Extra-lucide
6.5
Extra-lucide

Album de Disiz (2012)

Le retour de l'extraordinaire inspecteur qui pète les plombs...

3 ans après son dernier album de rap, Disiz the End, l'ancien protégé de Joey Starr est de retour avec un 6ème album (Peter Punk étant un projet annexe du rappeur). Alors qu'il était parti suite à un rejet du rap de la fin des années 2000 (l'égotrip était alors au centre de la scène française), Disiz (n'étant plus la Peste) a annoncé son retour avec un EP en mars dernier : Lucide. Lucide sur l'évolution du rap français ? Est ce qu'en s'éloignant quelques temps il avait eut un déclic artistique qui allait permettre de nous pondre de nouveaux gros titres ? En tout cas, les 8 titres de l'album avaient laissé supposer que oui, l'inspecteur est de retour !
La pilule rouge (référence à Matrix et à Akira) symbole de l'EP Lucide s'est transformé en un cœur. Qu'annonce cette métamorphose ? Pour le savoir nous avons écouté pour vous l'album Extra-Lucide en version bonus de Disiz.


Après une intro qui laisse désirer le premier morceau et n'a presque aucun rapport avec lui, le premier titre de l'album, Combien de temps, commence. Et là, oui une évolution a eut lieu, plus grand public dans la forme mais avec un fond toujours aussi travaillé et détonateur, on retient rapidement et on aime. Après cette jolie surprise on a avec Everything un petit arrière-goût de Moïse (présent sur l'EP Lucide), malgré un air de déjà-vu, le beat nous amène dans une sorte de communion avec les paroles si intéressantes de Disiz. Il a tant à dire, sur la non-évolution du monde, sur la façon dont lui même amène sa vie. Après ça, Best Day remonte le niveau, certes, assez pop, pas très agressif, mais respirant l'amour, la paix et la fraternité, Disiz a grandi, plus de textes nihilistes, mais de l’espoir, la foi et la nostalgie, notamment à 2Pac que les amateurs apprécieront. Premier featuring de l'album aussi, avec la jolie voix de Autumn Row sur les refrains. Une jolie réussite qui peut surprendre à première vu. Un peu comme le morceau suivant, Pour l'homme, empli de mélancolie, on sent une énorme influence de la période Peter Punk, des passages chantés. L'instrumental est cependant magnifique, Disiz a sut bien s'entourer pour cet album.

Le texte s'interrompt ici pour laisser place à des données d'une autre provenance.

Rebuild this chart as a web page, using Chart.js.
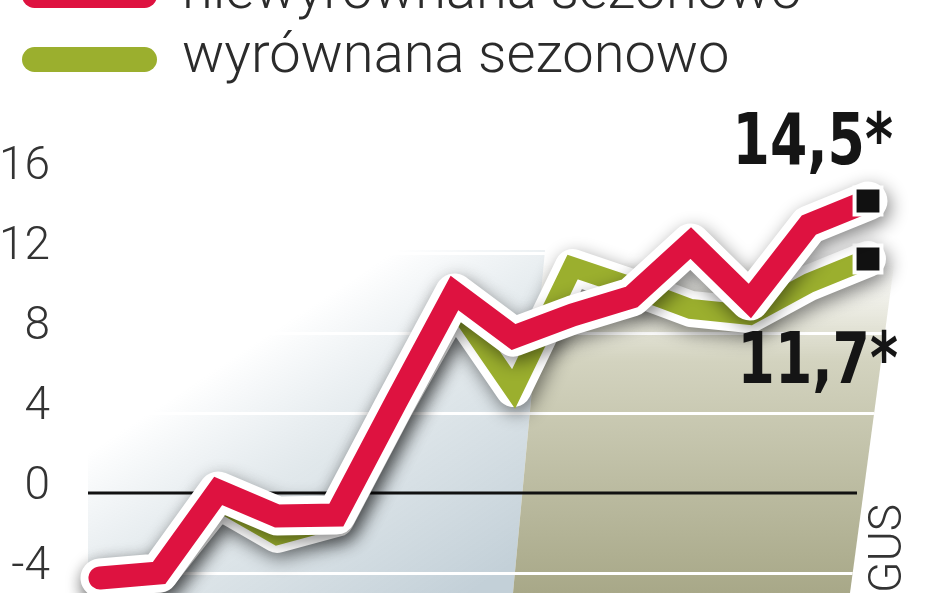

Puis arrive Extra-Lucide, titre éponyme de l'album, surprenant qu'il n'arrive que maintenant, nous devons, je pense, le voir comme une révélation : les 5 pistes précédentes n'étaient qu'une longue introduction à l'album. Très surprenant aussi bien au niveau de la forme, de l'instru, du son, Extra-Lucide est cependant une bonne façon d'annoncer les thèmes de l'album : de l'amour, des références à soi-même, de la fraternité, de la mélancolie et un brin de cynisme. Disiz défend tellement les couleurs de son album qu'on est impatient d'écouter la suite. Tu brilles est une très bonne suite, à la fois avec un goût nostalgique mais aussi moderne, nous avons ici le renouveau de Disiz, mais peut être encore un peu sage. Puis arrive le remix de Toussa Toussa avec Mac Miller, un des gros titres du disque précédent. Incontestablement l'instru est vraiment bonne, même si je trouve que le remix n'est pas au niveau de l'original, il s'agit surement davantage d'une envie de Disiz de remettre ce morceau dans l'album tellement il est réussit. Et même en étant différent de l'original, il s'agit d'un des meilleurs morceau de l'album. Il y a si peu de featuring sur cet album, qu'on ne peut que les apprécier davantage, tant Disiz cherche à nous faire écouter de véritables invités talentueux. Si il y a un tube sur cet album, c'est bien Go Go Gadget, en featuring avec Orelsan, le thème, référence au célèbre dessin animé, touche toute la fameuse génération Y, mais surtout - et c'est à ça qu'on reconnaît un featuring réussit - les deux rappeurs sont au même niveau, Orelsan ne vole pas la vedette à Disiz et celui-ci ne prend pas le rappeur lillois pour un simple faire-valoir. Le texte, plus agressif que les précédents permet aux deux rappeurs de laisser aller leurs flows. Ca fait incroyablement plaisir d'entendre les deux stars du rap français laisser aller leur coté sombre, certes Orelsan est doué pour ça, mais vu l'aspect fraternel de Extra-Lucide, on avait bien besoin d'un coup de violence. Très mélancolique et traiter avec pudeur, Porté Disparu souffre d'être le morceau qui suit, la lenteur du rythme est cependant une bonne opposition à la vitesse de Go Go Gadget. Avec ce morceau sur l'amour, Disiz marque la fin de la première moitié de l'album.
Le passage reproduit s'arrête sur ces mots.